Karbis Of Assam

Ethnology on the Karbis also Known as Mikirs

Social Structure

Social Structure

23rd March 2006


Division of the society – rules of descent

The Karbi society is Patrilineal and segmented. Patrilineal descent is important in determining the social Identity of a person, inheritance, prohibitions and prescriptions pertaining to the choice of marriage Partners. The Society as a whole is divided into clans, subclans, and lineages, whose members reckon their presumed kinship and common ancestry through the paternal line only. Five primary Patrilineal sections or patriclans (Kur) are further subdivided into more than 80 sub-clans or Patrilinages ( Please refer Clans List). Karbi Language does not makes a real distinction between different levels of segmentation: subclans and patrilineages are only called kur-so (”Small Kur”). Individuals of both sexes use their clan name as patronyms in administrative documents, hence their number is very limited.”A gender suffix (-Pi) is added to clan names patronyms when applied to women ” (such as in Phangcho-pi applied to a girl/woman of the Phangcho clan). A very interesting feature prevalent among the Karbis is that daughters retain their clan’s name even after marriage : a married woman continues to bear her father’s patronym. However the agnatic line is not extended further as her children assume the title of their father only.
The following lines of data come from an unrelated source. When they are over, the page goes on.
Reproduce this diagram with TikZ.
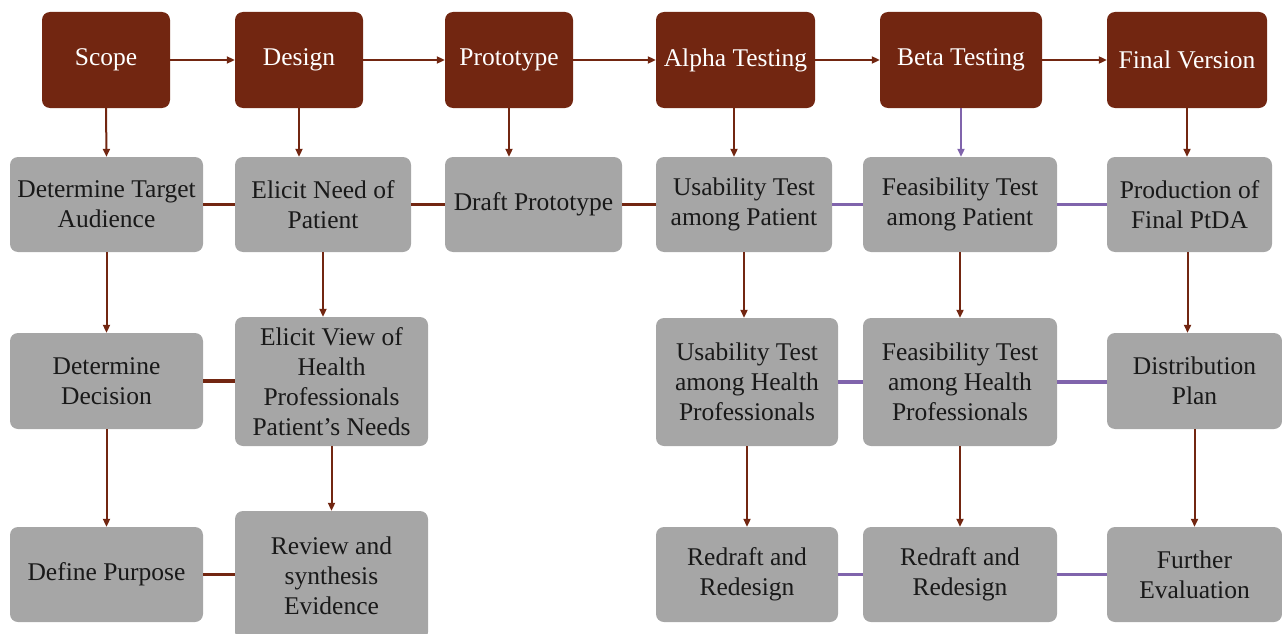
\documentclass[tikz,border=0pt]{standalone}
\usepackage{fontspec}
\setmainfont{LiberationSerif}[Extension=.ttf, UprightFont=*-Regular, BoldFont=*-Bold, ItalicFont=*-Italic]
\usepackage{tikz}
\usetikzlibrary{arrows.meta,positioning}
\definecolor{phasered}{RGB}{114,38,17}
\definecolor{taskgrey}{RGB}{166,166,166}
\definecolor{linkpurple}{RGB}{128,100,172}

\begin{document}
\begin{tikzpicture}[x=1pt, y=-1pt,
  every node/.style={font=\rmfamily\fontsize{25.5}{30}\selectfont, align=center, rounded corners=8pt, inner sep=2pt},
  phase/.style={fill=phasered, text=white, minimum height=96pt},
  task/.style={fill=taskgrey, text=black!90},
  flow/.style={-{Triangle[length=8pt,width=7pt]}, line width=2pt},
  tie/.style={line width=3.5pt}]
  \useasboundingbox (0,0) rectangle (1282,634);
  % phases along the top
  \node[phase, minimum width=128pt] (scope)  at (106,60)   {Scope};
  \node[phase, minimum width=128pt] (design) at (299,60)   {Design};
  \node[phase, minimum width=128pt] (proto)  at (509,60)   {Prototype};
  \node[phase, minimum width=159pt] (alpha)  at (735.5,60) {Alpha Testing};
  \node[phase, minimum width=162pt] (beta)   at (961,60)   {Beta Testing};
  \node[phase, minimum width=160pt] (final)  at (1187,60)  {Final Version};
  % second row
  \node[task, minimum width=193pt, minimum height=95pt] (target)  at (106.5,204.5) {Determine Target\\Audience};
  \node[task, minimum width=176pt, minimum height=95pt] (needpat) at (323,204.5)   {Elicit Need of\\Patient};
  \node[task, minimum width=177pt, minimum height=95pt] (draft)   at (533.5,204.5) {Draft Prototype};
  \node[task, minimum width=176pt, minimum height=95pt] (usepat)  at (744,204.5)   {Usability Test\\among Patient};
  \node[task, minimum width=194pt, minimum height=95pt] (feaspat) at (960,204.5)   {Feasibility Test\\among Patient};
  \node[task, minimum width=165pt, minimum height=95pt] (prod)    at (1189.5,204.5){Production of\\Final PtDA};
  % third row
  \node[task, minimum width=193pt, minimum height=96pt]  (decision) at (106.5,381)  {Determine\\Decision};
  \node[task, minimum width=193pt, minimum height=129pt] (viewhp)   at (331.5,381.5){Elicit View of\\Health\\Professionals\\Patient’s Needs};
  \node[task, minimum width=182pt, minimum height=128pt] (usehp)    at (747,382)    {Usability Test\\among Health\\Professionals};
  \node[task, minimum width=194pt, minimum height=128pt] (feashp)   at (960,382)    {Feasibility Test\\among Health\\Professionals};
  \node[task, minimum width=175pt, minimum height=96pt]  (distrib)  at (1194.5,381) {Distribution\\Plan};
  % bottom row
  \node[task, minimum width=193pt, minimum height=95pt]  (purpose)  at (106.5,574.5) {Define Purpose};
  \node[task, minimum width=193pt, minimum height=129pt] (review)   at (331.5,575.5) {Review and\\synthesis\\Evidence};
  \node[task, minimum width=182pt, minimum height=95pt]  (redraftA) at (747,574.5)   {Redraft and\\Redesign};
  \node[task, minimum width=194pt, minimum height=95pt]  (redraftB) at (960,574.5)   {Redraft and\\Redesign};
  \node[task, minimum width=175pt, minimum height=95pt]  (further)  at (1194.5,574.5){Further\\Evaluation};

  % phase sequence
  \draw[flow, phasered] (scope) -- (design);
  \draw[flow, phasered] (design) -- (proto);
  \draw[flow, phasered] (proto) -- (alpha);
  \draw[flow, phasered] (alpha) -- (beta);
  \draw[flow, phasered] (beta) -- (final);
  % down from each phase
  \draw[flow, phasered] (scope.south) -- (target.north);
  \draw[flow, phasered] (design.south) -- (design.south |- needpat.north);
  \draw[flow, phasered] (proto.south) -- (proto.south |- draft.north);
  \draw[flow, phasered] ([xshift=-1.5pt]alpha.south) -- ([xshift=-1.5pt]alpha.south |- usepat.north);
  \draw[flow, linkpurple] (beta.south) -- (beta.south |- feaspat.north);
  \draw[flow, phasered] (final.south) -- (final.south |- prod.north);
  \draw[flow, phasered] (target.south) -- (decision.north);
  \draw[flow, phasered] (needpat.south) -- (needpat.south |- viewhp.north);
  \draw[flow, phasered] (usepat.south) -- (usepat.south |- usehp.north);
  \draw[flow, phasered] (feaspat.south) -- (feashp.north);
  \draw[flow, phasered] ([xshift=-2pt]prod.south) -- ([xshift=-2pt]prod.south |- distrib.north);
  \draw[flow, phasered] (decision.south) -- (purpose.north);
  \draw[flow, phasered] (viewhp.south) -- (review.north);
  \draw[flow, phasered] (usehp.south) -- (redraftA.north);
  \draw[flow, phasered] (feashp.south) -- (redraftB.north);
  \draw[flow, phasered] (distrib.south) -- (further.north);
  % side links
  \draw[tie, phasered] (target) -- (needpat);
  \draw[tie, phasered] (needpat) -- (draft);
  \draw[tie, phasered] (draft) -- (usepat);
  \draw[tie, linkpurple] (usepat) -- (feaspat);
  \draw[tie, linkpurple] (feaspat) -- (prod);
  \draw[tie, phasered] (decision.east) -- (decision.east -| viewhp.west);
  \draw[tie, linkpurple] (usehp) -- (feashp);
  \draw[tie, linkpurple] (feashp.east) -- (feashp.east -| distrib.west);
  \draw[tie, phasered] (purpose.east) -- (purpose.east -| review.west);
  \draw[tie, linkpurple] (redraftA) -- (redraftB);
  \draw[tie, linkpurple] (redraftB) -- (further);
\end{tikzpicture}
\end{document}
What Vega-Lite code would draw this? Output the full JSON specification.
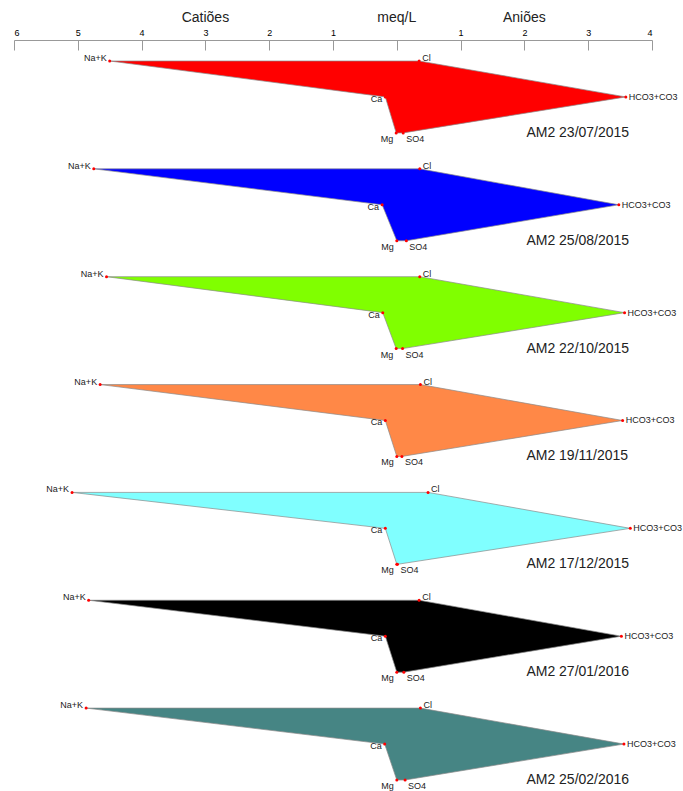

With the exception of the Ingti (Lijang) clan to which a few symbolic privileges are conceded as traditional holder of priestly offices, all clans are socially of equal order.


The Karbi clans (kur) have been strictly exogamous groups and still seem to be so. They are the effective divisions of the society, the sub clan and kindred being of secondary importance. Sexual or marital union between people belonging to the same clan is considered incestuous as they are considered as siblings, and any violation of this rule may lead to public banishment. Interestingly, a man and a woman will be regarded as brothers and sisters even if their mother’s clan is same, though they might belong to different clans. Hence they cannot marry each other. This rule, however, does not apply to partners whose paternal grandmothers (father’s mothers) are of the same clan.

Rules of inheritance

The basic rule of inheritance is that all immovable property (land and buildings) as well as family artefacts are to be distributed among a man’s sons, whereas all the jewelry is passed down from mother to daughters and shared equally among them. Cash is divided among both sons and daughters. Generally all sons get equal share of the parental property, except for ritual artefacts of the household which are inherited by the eldest son alone.

Article written by Mr. Bouchery Pascal, Lecturer in Anthropology, University of Poiters, France.

3 Responses to “Social Structure”

  1. ron nokso said

    its been nice to read…..and i m sure this article will help built the awareness among the modern karbis,as most of us have forgotten and some yet to be taught about the rules and regulations `bout marriage, festivals, culture and many more… i wish we should write more artilces like this……..and help retained our the identity of the karbis. thanks

  2. to know more about the marriage rules amongs the karbis please read it by clicking at the following rules..


  3. Bogdan Janicki said

    Hello, Momingkeey Phangcho. Please receive my best greetings from Poland, a nation of 39 millions in Central Europe. Congratulations on the quality of your website. It provides lots of very interesting information on your Karbi people. I am a student of computer engineering but my hobby is ethnology. Basing on your website I am going to prepare a lecture and (probably) a small exhibition on “Mikir of Assam” for my fellow students at the Warsaw Technical University. With best regards.